- [RECORDS SHOWN]:

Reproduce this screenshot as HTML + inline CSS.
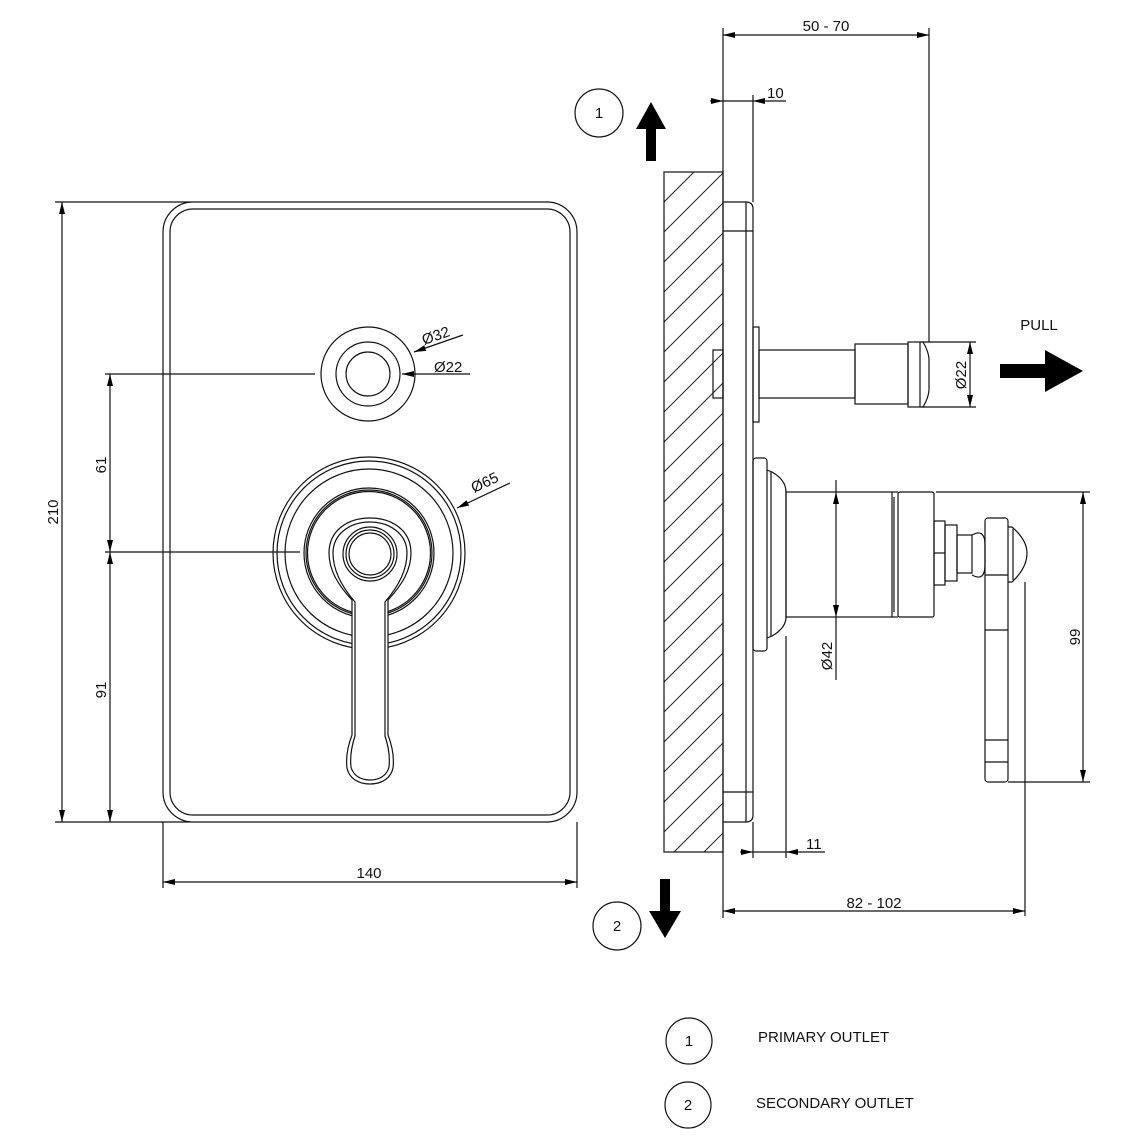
<!DOCTYPE html>
<html><head><meta charset="utf-8"><style>
html,body{margin:0;padding:0;background:#fff}
svg{display:block}
text{font-family:"Liberation Sans",sans-serif;font-size:15px;fill:#111}
</style></head><body>
<svg width="1143" height="1143" viewBox="0 0 1143 1143" xmlns="http://www.w3.org/2000/svg">
<defs>
<marker id="a" viewBox="0 0 12 6" refX="12" refY="3" markerWidth="12" markerHeight="6" markerUnits="userSpaceOnUse" orient="auto-start-reverse"><path d="M0,0 L12,3 L0,6z" fill="#000"/></marker>
<pattern id="h" width="30" height="30" patternUnits="userSpaceOnUse" x="664" y="172"><path d="M-3,33 L33,-3 M-10,10 L10,-10 M20,40 L40,20" stroke="#222" stroke-width="1"/></pattern>
</defs>
<g fill="none" stroke="#111" stroke-width="1.2">
<rect x="163" y="202" width="414" height="620" rx="30"/>
<rect x="170" y="209" width="400" height="606" rx="23"/>
<circle cx="368" cy="374" r="47"/>
<circle cx="368" cy="374" r="32"/>
<circle cx="368" cy="374" r="22"/>
<circle cx="369" cy="553" r="96"/>
<circle cx="369" cy="553" r="92"/>
<circle cx="369" cy="553" r="84"/>
<circle cx="369" cy="553" r="65"/>
<circle cx="369" cy="553" r="63"/>
<circle cx="369" cy="553" r="61.5"/>
<path d="M352,600 C338,585 329,570 329,553 C329,531 347,518 370,518 C393,518 411,531 411,553 C411,570 402,585 388,600 L388,735 C393,748 394,760 393,768 C391,778 382,784 370,784 C358,784 349,778 347,768 C346,760 347,748 352,735 Z" fill="#fff"/>
<path d="M355,602 C342,587 333,571 333,553 C333,534 350,522 370,522 C390,522 407,534 407,553 C407,571 398,587 385,602 L385,736 C389,748 390,758 389,767 C387,775 380,780 370,780 C360,780 353,775 351,767 C350,758 351,748 355,736 Z"/>
<circle cx="370" cy="554" r="27"/>
<circle cx="370" cy="554" r="24"/>
<circle cx="370" cy="554" r="21"/>
<line x1="55" y1="202" x2="190" y2="202"/>
<line x1="55" y1="822" x2="190" y2="822"/>
<line x1="62" y1="202" x2="62" y2="822" marker-start="url(#a)" marker-end="url(#a)"/>
<line x1="105" y1="374" x2="315" y2="374"/>
<line x1="105" y1="552" x2="300" y2="552"/>
<line x1="110" y1="374" x2="110" y2="552" marker-start="url(#a)" marker-end="url(#a)"/>
<line x1="110" y1="552" x2="110" y2="822" marker-start="url(#a)" marker-end="url(#a)"/>
<line x1="163" y1="822" x2="163" y2="888"/>
<line x1="577" y1="822" x2="577" y2="888"/>
<line x1="163" y1="882" x2="577" y2="882" marker-start="url(#a)" marker-end="url(#a)"/>
<line x1="414" y1="352" x2="463" y2="335" marker-start="url(#a)"/>
<line x1="402" y1="374" x2="470" y2="374" marker-start="url(#a)"/>
<line x1="457" y1="508" x2="510" y2="483" marker-start="url(#a)"/>
<rect x="664" y="172" width="59" height="680" fill="url(#h)"/>
<line x1="723" y1="28" x2="723" y2="918"/>
<path d="M723,202 L746,202 Q753,202 753,209 L753,815 Q753,822 746,822 L723,822"/>
<line x1="746" y1="202" x2="746" y2="822"/>
<line x1="723" y1="231" x2="753" y2="231"/>
<line x1="723" y1="792" x2="753" y2="792"/>
<line x1="753" y1="95" x2="753" y2="202"/>
<line x1="753" y1="822" x2="753" y2="858"/>
<rect x="713" y="350" width="10" height="48"/>
<rect x="753" y="327" width="6" height="95"/>
<rect x="759" y="350" width="96" height="48"/>
<rect x="855" y="344" width="53" height="60"/>
<rect x="908" y="342" width="12" height="65"/>
<path d="M920,342 L923,342 Q929,352 929,360 L929,389 Q929,397 923,407 L920,407"/>
<rect x="753" y="458" width="14" height="193" rx="3"/>
<path d="M767,470 L772,472 Q786,480 786,492 L786,617 Q786,628 772,636 L767,638"/>
<line x1="771" y1="472" x2="771" y2="636"/>
<rect x="786" y="492" width="106" height="125"/>
<line x1="892" y1="492" x2="898" y2="492"/><line x1="892" y1="617" x2="898" y2="617"/>
<line x1="894" y1="497" x2="894" y2="612"/>
<rect x="898" y="492" width="36" height="125" rx="2"/>
<rect x="934" y="521" width="11" height="64"/>
<line x1="934" y1="553" x2="945" y2="553"/>
<rect x="945" y="525" width="12" height="56"/>
<rect x="957" y="535" width="15" height="38"/>
<path d="M972,535 Q985,528 985,545 L985,565 Q985,582 972,575"/>
<rect x="985" y="518" width="23" height="264" rx="3"/>
<line x1="985" y1="575" x2="1008" y2="575"/>
<line x1="985" y1="630" x2="1008" y2="630"/>
<line x1="985" y1="740" x2="1008" y2="740"/>
<line x1="985" y1="762" x2="1008" y2="762"/>
<path d="M1008,527 L1012,527 Q1027,540 1027,553 Q1027,568 1012,582 L1008,582"/>
<line x1="1013" y1="529" x2="1013" y2="580"/>
<line x1="929" y1="28" x2="929" y2="342"/>
<line x1="723" y1="35" x2="929" y2="35" marker-start="url(#a)" marker-end="url(#a)"/>
<line x1="710" y1="101" x2="723" y2="101" marker-end="url(#a)"/>
<line x1="723" y1="101" x2="753" y2="101"/>
<line x1="766" y1="101" x2="753" y2="101" marker-end="url(#a)"/>
<line x1="766" y1="101" x2="786" y2="101"/>
<line x1="922" y1="342" x2="976" y2="342"/>
<line x1="922" y1="407" x2="976" y2="407"/>
<line x1="970" y1="342" x2="970" y2="407" marker-start="url(#a)" marker-end="url(#a)"/>
<line x1="836" y1="480" x2="836" y2="492" />
<line x1="836" y1="492" x2="836" y2="617" marker-start="url(#a)" marker-end="url(#a)"/>
<line x1="836" y1="617" x2="836" y2="680"/>
<line x1="936" y1="492" x2="1090" y2="492"/>
<line x1="1008" y1="782" x2="1090" y2="782"/>
<line x1="1083" y1="492" x2="1083" y2="782" marker-start="url(#a)" marker-end="url(#a)"/>
<line x1="786" y1="636" x2="786" y2="858"/>
<line x1="740" y1="852" x2="753" y2="852" marker-end="url(#a)"/>
<line x1="753" y1="852" x2="786" y2="852"/>
<line x1="800" y1="852" x2="786" y2="852" marker-end="url(#a)"/>
<line x1="800" y1="852" x2="825" y2="852"/>
<line x1="1025" y1="582" x2="1025" y2="916"/>
<line x1="723" y1="911" x2="1025" y2="911" marker-start="url(#a)" marker-end="url(#a)"/>
<circle cx="599" cy="113" r="24"/>
<circle cx="617" cy="926" r="24"/>
<circle cx="689" cy="1041" r="23"/>
<circle cx="688" cy="1105" r="23"/>
</g>
<path d="M646,161 L656,161 L656,129 L666,129 L651,102 L636,129 L646,129Z" fill="#000"/>
<path d="M660,879 L670,879 L670,911 L681,911 L665,938 L649,911 L660,911Z" fill="#000"/>
<path d="M1000,364 L1045,364 L1045,350 L1083,371 L1045,392 L1045,378 L1000,378Z" fill="#000"/>
<text x="58" y="512" text-anchor="middle" transform="rotate(-90 58 512)">210</text>
<text x="106" y="465" text-anchor="middle" transform="rotate(-90 106 465)">61</text>
<text x="106" y="690" text-anchor="middle" transform="rotate(-90 106 690)">91</text>
<text x="369" y="878" text-anchor="middle">140</text>
<text x="424" y="345" transform="rotate(-19 424 345)">Ø32</text>
<text x="434" y="372">Ø22</text>
<text x="474" y="493" transform="rotate(-25 474 493)">Ø65</text>
<text x="826" y="31" text-anchor="middle">50 - 70</text>
<text x="767" y="98">10</text>
<text x="966" y="375" text-anchor="middle" transform="rotate(-90 966 375)">Ø22</text>
<text x="832" y="656" text-anchor="middle" transform="rotate(-90 832 656)">Ø42</text>
<text x="1080" y="637" text-anchor="middle" transform="rotate(-90 1080 637)">99</text>
<text x="806" y="849">11</text>
<text x="874" y="908" text-anchor="middle">82 - 102</text>
<text x="1039" y="330" text-anchor="middle">PULL</text>
<text x="599" y="118" text-anchor="middle">1</text>
<text x="617" y="931" text-anchor="middle">2</text>
<text x="689" y="1046" text-anchor="middle">1</text>
<text x="688" y="1110" text-anchor="middle">2</text>
<text x="758" y="1042">PRIMARY OUTLET</text>
<text x="756" y="1108">SECONDARY OUTLET</text>
</svg>
</body></html>
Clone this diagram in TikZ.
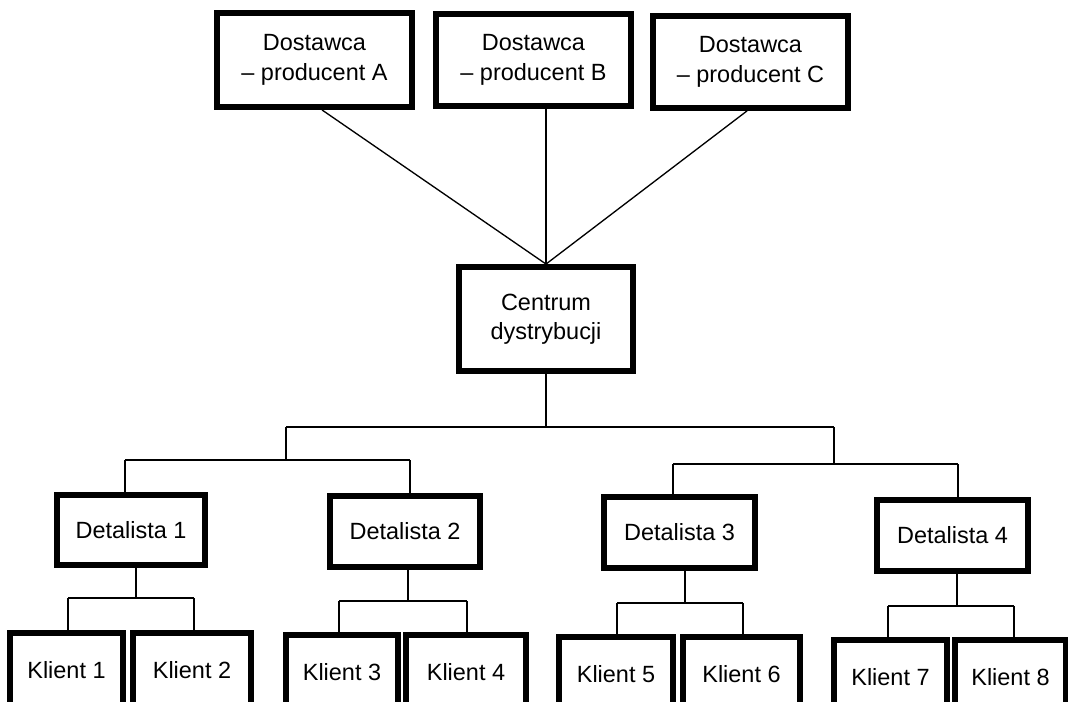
\documentclass[tikz,border=0pt]{standalone}
\usepackage{fontspec}
\setmainfont{Liberation Sans}
\begin{document}
\begin{tikzpicture}[x=0.75pt,y=-0.75pt,
  box/.style={draw, line width=4.4pt, align=center, inner sep=0pt,
    font=\fontsize{17.6pt}{22pt}\selectfont},
  conn/.style={line width=1pt}]
\useasboundingbox (0,0) rectangle (1068,702);
\fill[white] (0,0) rectangle (1068,702);
\clip (0,0) rectangle (1068,702);
% suppliers
\node[box, minimum width=146.25pt, minimum height=70.5pt] (a) at (314.5,60) {Dostawca\\– producent A};
\node[box, minimum width=146.25pt, minimum height=69pt] (b) at (533.5,60) {Dostawca\\– producent B};
\node[box, minimum width=146.25pt, minimum height=69pt] (c) at (750.5,62) {Dostawca\\– producent C};
% centre
\node[box, minimum width=130.5pt, minimum height=78pt] (cen) at (546,319) {Centrum\\dystrybucji};
% retailers
\node[box, minimum width=111pt, minimum height=52.5pt] (d1) at (131,530) {Detalista 1};
\node[box, minimum width=112.5pt, minimum height=53.25pt] (d2) at (405,531.5) {Detalista 2};
\node[box, minimum width=113.25pt, minimum height=53.25pt] (d3) at (679.5,532.5) {Detalista 3};
\node[box, minimum width=113.25pt, minimum height=53.25pt] (d4) at (952.5,535.5) {Detalista 4};
% clients
\node[box, minimum width=84.75pt, minimum height=55.5pt] (k1) at (66.5,670) {Klient 1};
\node[box, minimum width=88.5pt, minimum height=55.5pt] (k2) at (192,670) {Klient 2};
\node[box, minimum width=84pt, minimum height=55.5pt] (k3) at (342,672) {Klient 3};
\node[box, minimum width=90pt, minimum height=55.5pt] (k4) at (466,672) {Klient 4};
\node[box, minimum width=85.5pt, minimum height=55.5pt] (k5) at (616,674) {Klient 5};
\node[box, minimum width=87.75pt, minimum height=55.5pt] (k6) at (741.5,674) {Klient 6};
\node[box, minimum width=84.75pt, minimum height=55.5pt] (k7) at (890.5,677) {Klient 7};
\node[box, minimum width=83.25pt, minimum height=55.5pt] (k8) at (1010.5,677) {Klient 8};
% supplier connectors
\coordinate (as) at (322,0);
\coordinate (bs) at (546,0);
\coordinate (cs) at (747,0);
\draw[conn] (a.south -| as) -- (cen.north);
\draw[conn] (b.south -| bs) -- (cen.north);
\draw[conn] (c.south -| cs) -- (cen.north);
% level 1
\coordinate (j0) at (546,427);
\coordinate (jl) at (286,427);
\coordinate (jr) at (834,427);
\draw[conn] (cen.south) -- (j0);
\draw[conn] (jl) -- (jr);
\coordinate (l1) at (286,460);
\coordinate (l1a) at (125,460);
\coordinate (l1b) at (410,460);
\draw[conn] (jl) -- (l1);
\draw[conn] (l1a) -- (l1b);
\draw[conn] (l1a) -- (l1a |- d1.north);
\draw[conn] (l1b) -- (l1b |- d2.north);
\coordinate (r1) at (834,464);
\coordinate (r1a) at (673,464);
\coordinate (r1b) at (958,464);
\draw[conn] (jr) -- (r1);
\draw[conn] (r1a) -- (r1b);
\draw[conn] (r1a) -- (r1a |- d3.north);
\draw[conn] (r1b) -- (r1b |- d4.north);
% retailer 1
\coordinate (e1) at (136,598);
\coordinate (e1a) at (68,598);
\coordinate (e1b) at (194,598);
\draw[conn] (d1.south -| e1) -- (e1);
\draw[conn] (e1a) -- (e1b);
\draw[conn] (e1a) -- (e1a |- k1.north);
\draw[conn] (e1b) -- (e1b |- k2.north);
% retailer 2
\coordinate (e2) at (408,601);
\coordinate (e2a) at (339,601);
\coordinate (e2b) at (467,601);
\draw[conn] (d2.south -| e2) -- (e2);
\draw[conn] (e2a) -- (e2b);
\draw[conn] (e2a) -- (e2a |- k3.north);
\draw[conn] (e2b) -- (e2b |- k4.north);
% retailer 3
\coordinate (e3) at (685,603);
\coordinate (e3a) at (617,603);
\coordinate (e3b) at (743,603);
\draw[conn] (d3.south -| e3) -- (e3);
\draw[conn] (e3a) -- (e3b);
\draw[conn] (e3a) -- (e3a |- k5.north);
\draw[conn] (e3b) -- (e3b |- k6.north);
% retailer 4
\coordinate (e4) at (957,606);
\coordinate (e4a) at (888,606);
\coordinate (e4b) at (1014,606);
\draw[conn] (d4.south -| e4) -- (e4);
\draw[conn] (e4a) -- (e4b);
\draw[conn] (e4a) -- (e4a |- k7.north);
\draw[conn] (e4b) -- (e4b |- k8.north);
\end{tikzpicture}
\end{document}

- [WHAT IS BEING ASKED]: For the string "this", count the lines of the entries above that include it; answer with the number only.

- [FINISHED TASK]: 2